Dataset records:

┌──

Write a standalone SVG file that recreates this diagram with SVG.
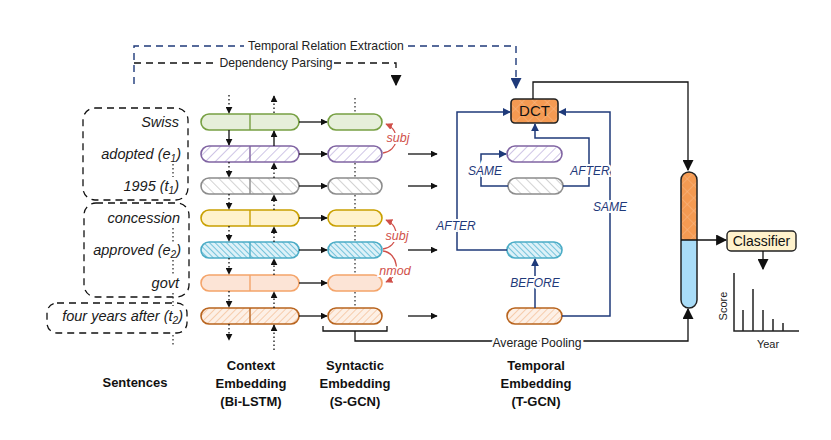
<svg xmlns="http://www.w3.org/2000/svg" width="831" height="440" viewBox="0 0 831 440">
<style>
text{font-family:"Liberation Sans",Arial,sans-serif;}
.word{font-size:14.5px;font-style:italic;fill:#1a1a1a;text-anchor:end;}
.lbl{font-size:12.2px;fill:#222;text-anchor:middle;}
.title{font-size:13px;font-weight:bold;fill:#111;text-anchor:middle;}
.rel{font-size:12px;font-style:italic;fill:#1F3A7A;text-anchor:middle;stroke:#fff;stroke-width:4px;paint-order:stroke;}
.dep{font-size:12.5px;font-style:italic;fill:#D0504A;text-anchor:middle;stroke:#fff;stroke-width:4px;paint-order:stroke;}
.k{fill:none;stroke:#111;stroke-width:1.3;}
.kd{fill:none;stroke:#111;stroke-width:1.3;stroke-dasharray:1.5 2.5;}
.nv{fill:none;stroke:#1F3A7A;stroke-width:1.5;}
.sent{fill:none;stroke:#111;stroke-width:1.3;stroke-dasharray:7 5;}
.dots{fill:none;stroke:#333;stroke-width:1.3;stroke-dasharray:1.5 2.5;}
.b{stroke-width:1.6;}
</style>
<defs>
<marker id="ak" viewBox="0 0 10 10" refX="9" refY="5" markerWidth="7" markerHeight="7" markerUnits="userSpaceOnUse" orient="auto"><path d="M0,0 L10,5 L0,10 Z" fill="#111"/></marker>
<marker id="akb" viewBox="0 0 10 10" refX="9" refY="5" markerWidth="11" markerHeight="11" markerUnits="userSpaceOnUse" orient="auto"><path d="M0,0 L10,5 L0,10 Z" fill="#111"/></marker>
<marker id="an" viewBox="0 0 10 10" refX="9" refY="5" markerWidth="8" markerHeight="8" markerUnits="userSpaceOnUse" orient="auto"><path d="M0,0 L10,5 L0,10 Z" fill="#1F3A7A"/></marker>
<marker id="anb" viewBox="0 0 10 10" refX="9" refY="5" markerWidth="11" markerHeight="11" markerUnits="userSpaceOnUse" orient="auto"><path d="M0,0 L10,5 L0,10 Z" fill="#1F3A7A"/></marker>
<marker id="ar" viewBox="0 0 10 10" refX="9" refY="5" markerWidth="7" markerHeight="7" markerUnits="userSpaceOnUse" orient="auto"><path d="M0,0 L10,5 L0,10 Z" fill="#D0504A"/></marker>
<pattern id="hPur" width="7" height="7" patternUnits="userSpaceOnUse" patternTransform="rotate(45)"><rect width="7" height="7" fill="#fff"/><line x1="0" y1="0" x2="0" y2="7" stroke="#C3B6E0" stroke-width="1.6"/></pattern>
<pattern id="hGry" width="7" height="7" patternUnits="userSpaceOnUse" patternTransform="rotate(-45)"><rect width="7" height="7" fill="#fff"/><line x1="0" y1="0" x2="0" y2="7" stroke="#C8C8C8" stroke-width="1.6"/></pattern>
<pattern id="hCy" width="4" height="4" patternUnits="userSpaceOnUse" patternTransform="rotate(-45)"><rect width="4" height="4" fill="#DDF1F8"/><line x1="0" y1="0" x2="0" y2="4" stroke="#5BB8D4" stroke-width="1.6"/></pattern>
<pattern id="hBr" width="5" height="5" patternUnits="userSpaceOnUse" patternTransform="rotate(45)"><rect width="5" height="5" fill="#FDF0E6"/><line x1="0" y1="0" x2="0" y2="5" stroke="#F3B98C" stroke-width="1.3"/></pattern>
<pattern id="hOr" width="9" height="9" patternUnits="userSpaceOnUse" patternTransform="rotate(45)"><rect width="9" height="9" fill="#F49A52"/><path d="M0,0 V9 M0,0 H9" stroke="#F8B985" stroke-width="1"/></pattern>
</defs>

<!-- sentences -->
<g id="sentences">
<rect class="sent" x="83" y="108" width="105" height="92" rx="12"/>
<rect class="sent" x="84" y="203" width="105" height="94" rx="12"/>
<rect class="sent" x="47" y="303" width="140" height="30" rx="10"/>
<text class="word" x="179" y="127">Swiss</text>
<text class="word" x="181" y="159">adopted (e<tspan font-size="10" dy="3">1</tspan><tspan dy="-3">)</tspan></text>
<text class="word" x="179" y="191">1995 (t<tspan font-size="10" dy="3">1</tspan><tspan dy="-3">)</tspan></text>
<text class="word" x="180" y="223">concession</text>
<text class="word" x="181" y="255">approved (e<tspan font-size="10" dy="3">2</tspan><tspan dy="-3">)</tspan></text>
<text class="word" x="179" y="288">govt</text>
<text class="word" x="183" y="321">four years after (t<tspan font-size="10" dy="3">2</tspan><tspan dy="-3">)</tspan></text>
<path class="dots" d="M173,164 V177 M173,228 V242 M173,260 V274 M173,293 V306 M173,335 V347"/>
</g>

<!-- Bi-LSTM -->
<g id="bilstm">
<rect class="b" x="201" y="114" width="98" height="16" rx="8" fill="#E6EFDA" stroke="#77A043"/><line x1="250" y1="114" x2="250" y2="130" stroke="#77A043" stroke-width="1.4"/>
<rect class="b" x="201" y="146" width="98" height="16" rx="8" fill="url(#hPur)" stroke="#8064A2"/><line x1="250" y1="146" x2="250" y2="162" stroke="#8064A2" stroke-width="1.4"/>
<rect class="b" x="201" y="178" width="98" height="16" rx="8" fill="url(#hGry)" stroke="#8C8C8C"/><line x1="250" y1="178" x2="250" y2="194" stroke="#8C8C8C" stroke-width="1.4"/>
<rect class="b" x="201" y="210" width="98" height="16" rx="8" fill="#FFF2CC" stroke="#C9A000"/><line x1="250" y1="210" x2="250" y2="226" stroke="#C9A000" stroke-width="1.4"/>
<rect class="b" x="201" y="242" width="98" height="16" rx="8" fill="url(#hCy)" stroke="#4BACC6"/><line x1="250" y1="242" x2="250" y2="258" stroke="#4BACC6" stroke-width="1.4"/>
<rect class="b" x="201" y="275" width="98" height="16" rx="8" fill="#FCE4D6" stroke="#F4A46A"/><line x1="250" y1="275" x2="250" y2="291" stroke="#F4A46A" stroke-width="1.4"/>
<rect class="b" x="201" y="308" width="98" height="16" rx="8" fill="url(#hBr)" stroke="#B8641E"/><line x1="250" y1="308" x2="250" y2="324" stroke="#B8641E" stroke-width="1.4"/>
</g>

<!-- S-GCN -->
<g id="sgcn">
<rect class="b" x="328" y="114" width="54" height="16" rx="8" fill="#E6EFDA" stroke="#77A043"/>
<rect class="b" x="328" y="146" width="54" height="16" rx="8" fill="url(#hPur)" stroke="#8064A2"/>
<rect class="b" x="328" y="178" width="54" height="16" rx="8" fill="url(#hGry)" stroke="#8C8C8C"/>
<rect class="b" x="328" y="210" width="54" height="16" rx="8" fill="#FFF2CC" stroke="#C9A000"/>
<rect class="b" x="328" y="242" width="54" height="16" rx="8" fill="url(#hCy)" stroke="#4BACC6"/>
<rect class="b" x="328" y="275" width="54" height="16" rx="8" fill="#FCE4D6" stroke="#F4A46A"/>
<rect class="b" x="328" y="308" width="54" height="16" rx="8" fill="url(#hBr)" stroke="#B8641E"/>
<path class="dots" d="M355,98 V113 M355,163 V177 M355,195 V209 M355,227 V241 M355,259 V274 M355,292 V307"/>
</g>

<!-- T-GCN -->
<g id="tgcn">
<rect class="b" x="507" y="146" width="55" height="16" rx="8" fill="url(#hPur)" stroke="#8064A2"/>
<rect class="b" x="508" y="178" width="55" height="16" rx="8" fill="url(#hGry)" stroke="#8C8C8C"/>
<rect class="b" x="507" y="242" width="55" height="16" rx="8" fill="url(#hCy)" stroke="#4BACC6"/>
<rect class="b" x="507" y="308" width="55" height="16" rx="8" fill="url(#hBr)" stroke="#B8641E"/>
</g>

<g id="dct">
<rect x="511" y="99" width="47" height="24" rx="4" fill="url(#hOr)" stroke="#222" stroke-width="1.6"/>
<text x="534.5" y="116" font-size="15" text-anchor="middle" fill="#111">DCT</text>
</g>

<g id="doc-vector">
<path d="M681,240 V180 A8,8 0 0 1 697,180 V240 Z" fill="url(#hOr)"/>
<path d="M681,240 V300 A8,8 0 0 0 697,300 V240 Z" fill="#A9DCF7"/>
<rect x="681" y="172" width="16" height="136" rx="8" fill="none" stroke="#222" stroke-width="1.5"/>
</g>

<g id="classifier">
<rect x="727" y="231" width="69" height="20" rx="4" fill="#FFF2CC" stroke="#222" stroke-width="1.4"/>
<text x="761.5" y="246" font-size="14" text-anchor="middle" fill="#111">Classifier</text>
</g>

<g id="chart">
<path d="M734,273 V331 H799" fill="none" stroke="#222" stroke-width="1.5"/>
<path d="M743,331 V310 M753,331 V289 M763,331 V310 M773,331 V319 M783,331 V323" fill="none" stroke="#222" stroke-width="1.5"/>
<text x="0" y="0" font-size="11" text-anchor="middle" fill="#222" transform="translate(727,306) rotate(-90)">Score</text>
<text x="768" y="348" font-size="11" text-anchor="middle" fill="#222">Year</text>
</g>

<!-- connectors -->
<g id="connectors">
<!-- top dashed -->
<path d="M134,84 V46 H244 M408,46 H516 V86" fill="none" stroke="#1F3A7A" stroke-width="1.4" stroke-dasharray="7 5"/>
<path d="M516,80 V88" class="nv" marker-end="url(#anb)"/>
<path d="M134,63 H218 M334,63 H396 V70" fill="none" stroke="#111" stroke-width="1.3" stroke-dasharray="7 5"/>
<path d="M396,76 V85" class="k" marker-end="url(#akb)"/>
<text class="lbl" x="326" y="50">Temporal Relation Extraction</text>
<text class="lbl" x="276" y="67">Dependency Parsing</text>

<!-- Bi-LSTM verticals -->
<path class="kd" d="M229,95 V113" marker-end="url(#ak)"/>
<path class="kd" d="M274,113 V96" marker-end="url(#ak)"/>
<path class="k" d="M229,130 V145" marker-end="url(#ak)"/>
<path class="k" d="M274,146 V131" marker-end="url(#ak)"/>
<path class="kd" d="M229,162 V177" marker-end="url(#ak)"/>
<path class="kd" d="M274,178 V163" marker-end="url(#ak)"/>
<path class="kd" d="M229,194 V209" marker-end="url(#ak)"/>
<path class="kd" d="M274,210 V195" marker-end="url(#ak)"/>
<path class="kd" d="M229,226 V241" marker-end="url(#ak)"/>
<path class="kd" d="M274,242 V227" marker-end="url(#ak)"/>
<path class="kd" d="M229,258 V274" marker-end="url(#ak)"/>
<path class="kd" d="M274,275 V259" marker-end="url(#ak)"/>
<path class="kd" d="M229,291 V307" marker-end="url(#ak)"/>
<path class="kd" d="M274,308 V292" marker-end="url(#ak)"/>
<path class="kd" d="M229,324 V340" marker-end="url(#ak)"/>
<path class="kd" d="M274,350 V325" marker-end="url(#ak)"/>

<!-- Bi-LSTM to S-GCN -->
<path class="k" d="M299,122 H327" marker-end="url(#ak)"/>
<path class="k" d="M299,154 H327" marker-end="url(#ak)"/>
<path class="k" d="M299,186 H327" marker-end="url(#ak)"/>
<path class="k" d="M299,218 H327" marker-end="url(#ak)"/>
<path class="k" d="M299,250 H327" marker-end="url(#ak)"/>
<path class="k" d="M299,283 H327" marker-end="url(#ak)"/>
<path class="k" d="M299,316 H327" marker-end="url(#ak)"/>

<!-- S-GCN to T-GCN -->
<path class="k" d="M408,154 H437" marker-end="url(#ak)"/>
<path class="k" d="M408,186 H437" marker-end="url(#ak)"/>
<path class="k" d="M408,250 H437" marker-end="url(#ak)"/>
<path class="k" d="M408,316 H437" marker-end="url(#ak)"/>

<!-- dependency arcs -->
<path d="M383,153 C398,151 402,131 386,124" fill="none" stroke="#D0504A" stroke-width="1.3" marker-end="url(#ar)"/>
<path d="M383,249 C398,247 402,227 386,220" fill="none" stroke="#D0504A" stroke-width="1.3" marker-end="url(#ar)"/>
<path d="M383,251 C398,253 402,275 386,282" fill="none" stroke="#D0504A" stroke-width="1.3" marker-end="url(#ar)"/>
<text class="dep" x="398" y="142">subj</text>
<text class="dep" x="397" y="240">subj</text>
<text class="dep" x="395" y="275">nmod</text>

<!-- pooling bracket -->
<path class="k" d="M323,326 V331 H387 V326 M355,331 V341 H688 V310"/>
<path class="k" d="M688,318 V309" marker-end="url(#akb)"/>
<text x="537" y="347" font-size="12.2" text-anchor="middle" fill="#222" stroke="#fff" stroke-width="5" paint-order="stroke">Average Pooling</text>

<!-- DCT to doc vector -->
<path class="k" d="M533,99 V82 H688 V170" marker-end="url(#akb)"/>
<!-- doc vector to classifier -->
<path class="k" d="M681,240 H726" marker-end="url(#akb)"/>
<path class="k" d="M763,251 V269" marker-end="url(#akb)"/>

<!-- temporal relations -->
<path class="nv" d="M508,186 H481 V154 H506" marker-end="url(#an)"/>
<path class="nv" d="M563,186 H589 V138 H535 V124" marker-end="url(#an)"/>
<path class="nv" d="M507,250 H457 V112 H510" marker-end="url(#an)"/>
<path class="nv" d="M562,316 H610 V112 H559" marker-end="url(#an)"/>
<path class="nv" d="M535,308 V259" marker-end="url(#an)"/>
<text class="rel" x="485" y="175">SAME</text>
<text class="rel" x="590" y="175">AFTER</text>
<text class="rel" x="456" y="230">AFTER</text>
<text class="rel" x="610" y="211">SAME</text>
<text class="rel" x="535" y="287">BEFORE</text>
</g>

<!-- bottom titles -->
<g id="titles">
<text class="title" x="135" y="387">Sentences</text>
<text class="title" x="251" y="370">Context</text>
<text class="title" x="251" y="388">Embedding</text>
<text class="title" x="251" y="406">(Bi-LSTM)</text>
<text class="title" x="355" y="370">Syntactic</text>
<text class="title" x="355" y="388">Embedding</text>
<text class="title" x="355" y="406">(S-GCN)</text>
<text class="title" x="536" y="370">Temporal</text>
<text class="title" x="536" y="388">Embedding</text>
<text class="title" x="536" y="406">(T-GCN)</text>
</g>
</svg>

└──
┌──

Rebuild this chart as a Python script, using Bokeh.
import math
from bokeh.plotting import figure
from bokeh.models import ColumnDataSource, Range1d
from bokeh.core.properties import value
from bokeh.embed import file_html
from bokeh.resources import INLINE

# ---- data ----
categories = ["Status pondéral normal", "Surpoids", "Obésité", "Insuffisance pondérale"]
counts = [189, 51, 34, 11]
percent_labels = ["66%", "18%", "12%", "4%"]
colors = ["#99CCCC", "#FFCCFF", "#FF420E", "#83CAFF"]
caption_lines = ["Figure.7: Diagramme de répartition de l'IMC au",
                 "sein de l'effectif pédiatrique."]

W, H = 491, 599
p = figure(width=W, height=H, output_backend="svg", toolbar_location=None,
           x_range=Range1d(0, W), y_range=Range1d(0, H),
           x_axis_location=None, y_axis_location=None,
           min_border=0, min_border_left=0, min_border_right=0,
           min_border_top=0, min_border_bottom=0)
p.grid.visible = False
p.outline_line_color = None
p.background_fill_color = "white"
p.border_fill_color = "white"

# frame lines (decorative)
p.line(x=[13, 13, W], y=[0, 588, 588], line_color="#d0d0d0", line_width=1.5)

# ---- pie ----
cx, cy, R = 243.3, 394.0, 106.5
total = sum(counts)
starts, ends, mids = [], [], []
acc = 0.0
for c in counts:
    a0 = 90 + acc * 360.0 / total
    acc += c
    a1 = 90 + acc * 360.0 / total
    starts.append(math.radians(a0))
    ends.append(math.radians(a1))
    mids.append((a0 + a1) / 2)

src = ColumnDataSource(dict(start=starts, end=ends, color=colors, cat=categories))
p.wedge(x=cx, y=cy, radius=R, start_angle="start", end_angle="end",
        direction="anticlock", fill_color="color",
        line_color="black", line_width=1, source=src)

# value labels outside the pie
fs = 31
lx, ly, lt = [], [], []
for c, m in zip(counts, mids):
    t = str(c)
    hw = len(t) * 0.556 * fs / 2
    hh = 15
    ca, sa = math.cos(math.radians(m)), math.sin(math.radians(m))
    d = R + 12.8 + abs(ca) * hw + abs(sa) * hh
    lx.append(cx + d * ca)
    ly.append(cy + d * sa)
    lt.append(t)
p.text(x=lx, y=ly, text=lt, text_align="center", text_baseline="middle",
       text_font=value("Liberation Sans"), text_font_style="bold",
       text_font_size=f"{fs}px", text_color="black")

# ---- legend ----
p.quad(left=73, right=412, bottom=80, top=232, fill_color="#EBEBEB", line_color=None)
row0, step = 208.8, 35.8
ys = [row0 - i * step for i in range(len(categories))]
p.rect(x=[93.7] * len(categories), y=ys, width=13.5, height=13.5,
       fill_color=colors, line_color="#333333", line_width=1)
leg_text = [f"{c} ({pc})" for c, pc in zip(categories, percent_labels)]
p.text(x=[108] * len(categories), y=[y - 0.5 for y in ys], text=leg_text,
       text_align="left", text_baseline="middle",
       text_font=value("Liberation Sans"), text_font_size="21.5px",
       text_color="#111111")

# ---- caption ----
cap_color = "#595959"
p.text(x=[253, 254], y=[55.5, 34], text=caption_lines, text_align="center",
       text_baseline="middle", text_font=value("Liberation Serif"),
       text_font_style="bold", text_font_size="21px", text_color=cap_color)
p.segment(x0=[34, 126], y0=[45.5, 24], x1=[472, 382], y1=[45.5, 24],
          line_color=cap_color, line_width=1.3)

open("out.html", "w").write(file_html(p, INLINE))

└──
┌──

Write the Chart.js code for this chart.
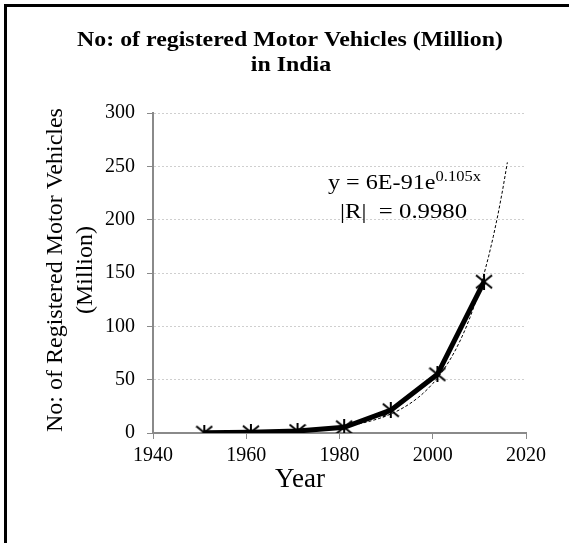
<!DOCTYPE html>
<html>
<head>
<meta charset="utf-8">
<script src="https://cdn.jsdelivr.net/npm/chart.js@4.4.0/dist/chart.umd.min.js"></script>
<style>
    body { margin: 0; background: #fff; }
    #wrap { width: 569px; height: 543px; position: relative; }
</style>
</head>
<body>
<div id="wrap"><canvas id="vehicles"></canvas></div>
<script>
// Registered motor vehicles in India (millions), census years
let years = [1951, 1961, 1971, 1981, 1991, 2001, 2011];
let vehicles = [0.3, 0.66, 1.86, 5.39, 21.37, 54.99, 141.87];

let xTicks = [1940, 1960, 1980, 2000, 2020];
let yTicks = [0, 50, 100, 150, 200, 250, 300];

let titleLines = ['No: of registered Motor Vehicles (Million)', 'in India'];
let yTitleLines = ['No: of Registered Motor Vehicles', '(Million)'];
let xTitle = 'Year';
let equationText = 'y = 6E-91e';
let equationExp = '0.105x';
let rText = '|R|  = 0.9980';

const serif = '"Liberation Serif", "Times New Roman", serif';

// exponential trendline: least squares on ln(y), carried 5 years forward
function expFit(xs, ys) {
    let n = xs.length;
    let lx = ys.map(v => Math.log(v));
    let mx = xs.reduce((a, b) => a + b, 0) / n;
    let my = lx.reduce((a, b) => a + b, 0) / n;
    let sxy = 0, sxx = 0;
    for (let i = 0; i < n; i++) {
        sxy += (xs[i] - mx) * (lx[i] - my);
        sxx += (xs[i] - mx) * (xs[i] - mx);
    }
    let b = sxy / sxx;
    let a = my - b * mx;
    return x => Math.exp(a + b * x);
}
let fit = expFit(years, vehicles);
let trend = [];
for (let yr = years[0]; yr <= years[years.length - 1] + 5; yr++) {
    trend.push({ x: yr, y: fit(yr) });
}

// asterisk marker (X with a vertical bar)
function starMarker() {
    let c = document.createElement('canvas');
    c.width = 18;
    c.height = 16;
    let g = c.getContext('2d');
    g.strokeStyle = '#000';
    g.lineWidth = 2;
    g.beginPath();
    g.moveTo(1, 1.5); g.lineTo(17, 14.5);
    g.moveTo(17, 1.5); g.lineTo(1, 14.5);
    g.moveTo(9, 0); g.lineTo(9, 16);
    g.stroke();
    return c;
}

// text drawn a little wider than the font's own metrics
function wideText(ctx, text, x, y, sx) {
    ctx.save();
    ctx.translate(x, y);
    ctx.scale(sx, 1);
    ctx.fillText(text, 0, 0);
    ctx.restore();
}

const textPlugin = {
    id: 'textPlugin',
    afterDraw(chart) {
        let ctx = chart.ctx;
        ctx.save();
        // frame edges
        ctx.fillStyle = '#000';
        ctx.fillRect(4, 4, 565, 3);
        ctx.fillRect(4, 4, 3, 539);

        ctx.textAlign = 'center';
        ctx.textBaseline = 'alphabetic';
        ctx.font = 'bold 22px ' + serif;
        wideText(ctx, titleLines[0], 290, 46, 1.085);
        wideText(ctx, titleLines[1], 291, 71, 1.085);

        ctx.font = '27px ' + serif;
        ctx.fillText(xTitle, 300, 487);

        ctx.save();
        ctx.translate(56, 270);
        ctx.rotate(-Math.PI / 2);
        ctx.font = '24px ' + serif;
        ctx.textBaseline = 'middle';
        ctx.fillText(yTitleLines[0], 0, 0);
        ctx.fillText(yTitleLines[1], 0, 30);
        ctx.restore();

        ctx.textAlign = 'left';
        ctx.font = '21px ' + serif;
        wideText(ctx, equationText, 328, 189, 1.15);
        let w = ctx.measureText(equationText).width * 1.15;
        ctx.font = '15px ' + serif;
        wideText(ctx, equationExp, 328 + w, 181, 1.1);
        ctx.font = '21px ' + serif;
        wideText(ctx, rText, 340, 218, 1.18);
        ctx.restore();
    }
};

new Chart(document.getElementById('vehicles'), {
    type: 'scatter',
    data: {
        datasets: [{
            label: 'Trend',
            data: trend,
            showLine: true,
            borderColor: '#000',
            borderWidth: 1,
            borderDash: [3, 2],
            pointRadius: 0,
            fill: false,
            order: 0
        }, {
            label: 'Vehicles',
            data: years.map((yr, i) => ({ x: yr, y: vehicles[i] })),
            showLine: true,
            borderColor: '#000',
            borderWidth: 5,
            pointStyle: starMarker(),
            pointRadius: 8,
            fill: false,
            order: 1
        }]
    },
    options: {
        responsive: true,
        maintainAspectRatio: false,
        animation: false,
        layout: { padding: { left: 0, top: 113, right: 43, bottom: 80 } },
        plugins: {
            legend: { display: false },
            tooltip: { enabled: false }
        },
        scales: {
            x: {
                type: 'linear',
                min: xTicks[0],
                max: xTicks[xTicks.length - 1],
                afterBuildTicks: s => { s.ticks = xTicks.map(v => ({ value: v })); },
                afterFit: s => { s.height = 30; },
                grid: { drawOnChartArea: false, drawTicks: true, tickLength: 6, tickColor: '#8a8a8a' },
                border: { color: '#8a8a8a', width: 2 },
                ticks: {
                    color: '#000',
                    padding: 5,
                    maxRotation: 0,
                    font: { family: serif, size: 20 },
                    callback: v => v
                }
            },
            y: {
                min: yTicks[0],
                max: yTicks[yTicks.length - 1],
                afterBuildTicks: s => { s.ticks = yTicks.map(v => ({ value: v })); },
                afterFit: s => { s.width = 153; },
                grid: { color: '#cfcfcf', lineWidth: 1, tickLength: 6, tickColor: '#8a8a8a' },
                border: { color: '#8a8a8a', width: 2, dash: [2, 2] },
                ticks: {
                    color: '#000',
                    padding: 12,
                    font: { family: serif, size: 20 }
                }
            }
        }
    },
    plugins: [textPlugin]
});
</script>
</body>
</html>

└──

The answer must consist solely of the number of lines in the entries that contain the word "this".

3